Usaha membangun manusia Indonesia harus dimulai dari kesadaran bersama akan adanya krisis. Kita harus berhenti melebih-lebihkan capaian kosmetik, dengan melupakan problem besar yang kita abaikan.
Dengan mempertimbangkan problem yang dihadapi, tujuan pembangunan manusia adalah memperluas pilihan warga dengan menumbuhkan manusia yang sehat jasmani-rohani, berkarakter kuat, berkreativitas tinggi, berkompetensi unggul dalam penguasaan iptek dalam rangka tata kelola dan pemecahan masalah bangsa, demi terwujudnya cita-cita nasional.

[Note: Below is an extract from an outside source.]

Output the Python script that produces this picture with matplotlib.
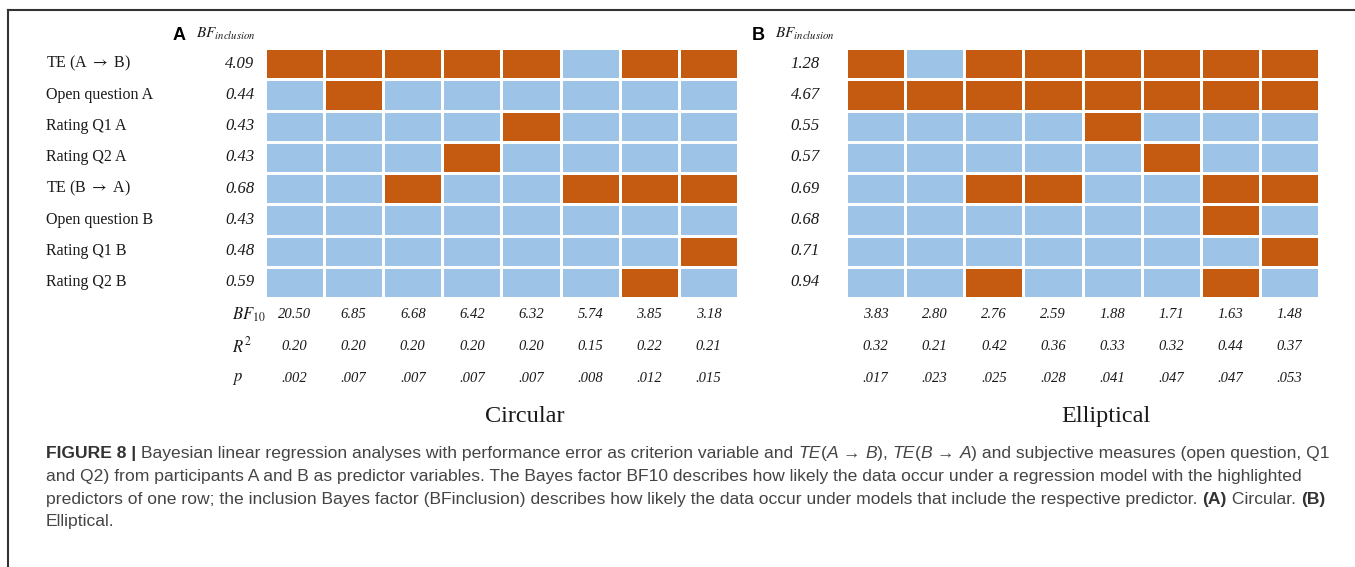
import numpy as np
import matplotlib
matplotlib.use("Agg")
import matplotlib.pyplot as plt
from matplotlib.colors import ListedColormap
from matplotlib.lines import Line2D

plt.rcParams['mathtext.fontset'] = 'stix'

# predictors (rows) and models (columns)
predictors = [r"TE (A $\rightarrow$ B)", "Open question A", "Rating Q1 A", "Rating Q2 A",
              r"TE (B $\rightarrow$ A)", "Open question B", "Rating Q1 B", "Rating Q2 B"]

# panel A: circular
incl_a = [[1, 1, 1, 1, 1, 0, 1, 1],
          [0, 1, 0, 0, 0, 0, 0, 0],
          [0, 0, 0, 0, 1, 0, 0, 0],
          [0, 0, 0, 1, 0, 0, 0, 0],
          [0, 0, 1, 0, 0, 1, 1, 1],
          [0, 0, 0, 0, 0, 0, 0, 0],
          [0, 0, 0, 0, 0, 0, 0, 1],
          [0, 0, 0, 0, 0, 0, 1, 0]]
bf_incl_a = [4.09, 0.44, 0.43, 0.43, 0.68, 0.43, 0.48, 0.59]
bf10_a = [20.50, 6.85, 6.68, 6.42, 6.32, 5.74, 3.85, 3.18]
r2_a = [0.20, 0.20, 0.20, 0.20, 0.20, 0.15, 0.22, 0.21]
p_a = [.002, .007, .007, .007, .007, .008, .012, .015]

# panel B: elliptical
incl_b = [[1, 0, 1, 1, 1, 1, 1, 1],
          [1, 1, 1, 1, 1, 1, 1, 1],
          [0, 0, 0, 0, 1, 0, 0, 0],
          [0, 0, 0, 0, 0, 1, 0, 0],
          [0, 0, 1, 1, 0, 0, 1, 1],
          [0, 0, 0, 0, 0, 0, 1, 0],
          [0, 0, 0, 0, 0, 0, 0, 1],
          [0, 0, 1, 0, 0, 0, 1, 0]]
bf_incl_b = [1.28, 4.67, 0.55, 0.57, 0.69, 0.68, 0.71, 0.94]
bf10_b = [3.83, 2.80, 2.76, 2.59, 1.88, 1.71, 1.63, 1.48]
r2_b = [0.32, 0.21, 0.42, 0.36, 0.33, 0.32, 0.44, 0.37]
p_b = [.017, .023, .025, .028, .041, .047, .047, .053]

ORANGE = '#C55A11'
BLUE = '#9DC3E6'
cmap = ListedColormap([BLUE, ORANGE])
SERIF = ['Liberation Serif', 'DejaVu Serif']
SANS = ['Liberation Sans', 'DejaVu Sans']
TXT = '#1a1a1a'

W, H = 1355, 567
fig = plt.figure(figsize=(W / 100, H / 100), dpi=100)


def fx(px):
    return px / W


def fy(py):
    return 1 - py / H


def panel(left_px, incl, bf_incl, bf10, r2, pv, title, letter, letter_px, row_names, show_row_labels):
    ax = fig.add_axes([fx(left_px), fy(298), fx(473), 250 / H])
    m = np.array(incl)
    ax.pcolormesh(np.arange(9), np.arange(9), m, cmap=cmap, vmin=0, vmax=1,
                  edgecolors='white', linewidth=1.0)
    ax.set_xlim(0, 8)
    ax.set_ylim(8, 0)
    ax.axis('off')
    ytr = ax.get_yaxis_transform()
    for i, v in enumerate(bf_incl):
        ax.text(-0.023 if show_row_labels else -0.055, i + 0.5, f"{v:.2f}", transform=ytr,
                ha='right', va='center', fontsize=12, style='italic', family=SERIF, color=TXT)
        if show_row_labels:
            ax.text(-0.463, i + 0.5, row_names[i], transform=ytr, ha='left', va='center',
                    fontsize=11.5, family=SERIF, color=TXT)
    cols = np.arange(8) + 0.5
    for j in range(8):
        ax.text(cols[j], 8.53, f"{bf10[j]:.2f}", ha='center', va='center', fontsize=10.5,
                style='italic', family=SERIF, color=TXT)
        ax.text(cols[j], 9.55, f"{r2[j]:.2f}", ha='center', va='center', fontsize=10.5,
                style='italic', family=SERIF, color=TXT)
        ax.text(cols[j], 10.57, f"{pv[j]:.3f}".lstrip('0'), ha='center', va='center',
                fontsize=10.5, style='italic', family=SERIF, color=TXT)
    if show_row_labels:
        ax.text(-0.07, 8.53, r'$BF_{10}$', transform=ytr, ha='left', va='center', fontsize=12, color=TXT)
        ax.text(-0.07, 9.55, r'$R^2$', transform=ytr, ha='left', va='center', fontsize=12, color=TXT)
        ax.text(-0.07, 10.57, r'$p$', transform=ytr, ha='left', va='center', fontsize=12, color=TXT)
    ax.text(4.39, 11.8, title, ha='center', va='center', fontsize=17.5, family=SERIF, color=TXT)
    fig.text(fx(letter_px), fy(35), letter, ha='left', va='center', fontsize=13,
             weight='bold', family=SANS, color='black')
    fig.text(fx(letter_px + 23), fy(34), r'$BF_{inclusion}$', ha='left', va='center',
             fontsize=11, color=TXT)
    return ax


panel(265, incl_a, bf_incl_a, bf10_a, r2_a, p_a, "Circular", "A", 173, predictors, True)
panel(846, incl_b, bf_incl_b, bf10_b, r2_b, p_b, "Elliptical", "B", 752, predictors, False)

# frame around figure
fig.add_artist(Line2D([fx(8), fx(8)], [fy(10), 0], transform=fig.transFigure, color='#333333', lw=1.5))
fig.add_artist(Line2D([fx(8), 1], [fy(10), fy(10)], transform=fig.transFigure, color='#333333', lw=1.5))

# caption, written segment by segment
caption = [
    [("FIGURE 8 | ", 'bold'), ("Bayesian linear regression analyses with performance error as criterion variable and ", ''),
     ("TE", 'italic'), ("(", ''), ("A", 'italic'), (" \u2192 ", ''), ("B", 'italic'), ("), ", ''),
     ("TE", 'italic'), ("(", ''), ("B", 'italic'), (" \u2192 ", ''), ("A", 'italic'),
     (") and subjective measures (open question, Q1", '')],
    [("and Q2) from participants A and B as predictor variables. The Bayes factor BF10 describes how likely the data occur under a regression model with the highlighted", '')],
    [("predictors of one row; the inclusion Bayes factor (BFinclusion) describes how likely the data occur under models that include the respective predictor. ", ''),
     ("(A)", 'bold'), (" Circular. ", ''), ("(B)", 'bold')],
    [("Elliptical.", '')],
]
line_y = [452, 475, 498, 520]
fig.canvas.draw()
renderer = fig.canvas.get_renderer()
for segs, ly in zip(caption, line_y):
    x = fx(46)
    for s, st in segs:
        kw = dict(fontsize=12.6, family=SANS, color='#444444', ha='left', va='baseline')
        if st == 'bold':
            kw['weight'] = 'bold'
            kw['color'] = '#333333'
        elif st == 'italic':
            kw['style'] = 'italic'
        t = fig.text(x, fy(ly + 6), s, **kw)
        bb = t.get_window_extent(renderer=renderer)
        x += bb.width / W

fig.savefig('out.png', dpi=100)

Dalam implementasinya, usaha membangun manusia tak perlu dilakukan dengan reinventing the wheel. Kita bisa belajar dari praktik-praktik terbaik yang telah terbukti mengantarkan bangsa-bangsa lain meraih keberhasilan.
Dalam mengambil contoh dari negara lain itu harus sungguh-sungguh dipertimbangkan ketepatan kontekstualisasinya bagi Indonesia. Dari beragam aspek pembangunan manusia, sektor pendidikan perlu perhatian lebih. Untuk itu, perlu jalinan keterpaduan antara rezim pendidikan-iptek, rezim kebijakan-tata kelola, dan rezim ekonomi-produksi.
Prioritas rezim pendidikan-iptek
Rezim pendidikan-iptek memprioritaskan langkah transformatifnya dengan membenahi pendidikan dasar, lantas bergeser ke jenjang berikutnya. Ini langkah umum dengan contoh sukses seperti Finlandia, Jepang, dan Brasil.
Pendidikan dasar bertujuan menyiapkan peserta didik jadi manusia pemelajar dan warga negara yang baik. Pada tingkat SD, harus dihindari beban kurikulum berlebihan. Yang perlu ditumbuhkan kecakapan (ilmu) dasar manusia pemelajar: budaya membaca, menulis, menghitung, menutur.
Hal itu dikombinasikan dengan empat wahana pembentukan karakter dan kreativitas: olah pikir (critical thinking dan problem solving), olah rasa (spiritualitas, etika, estetika), olahraga (permainan dan ketangkasan kinestetik), olah karsa (kemauan/imajinasi kreatif).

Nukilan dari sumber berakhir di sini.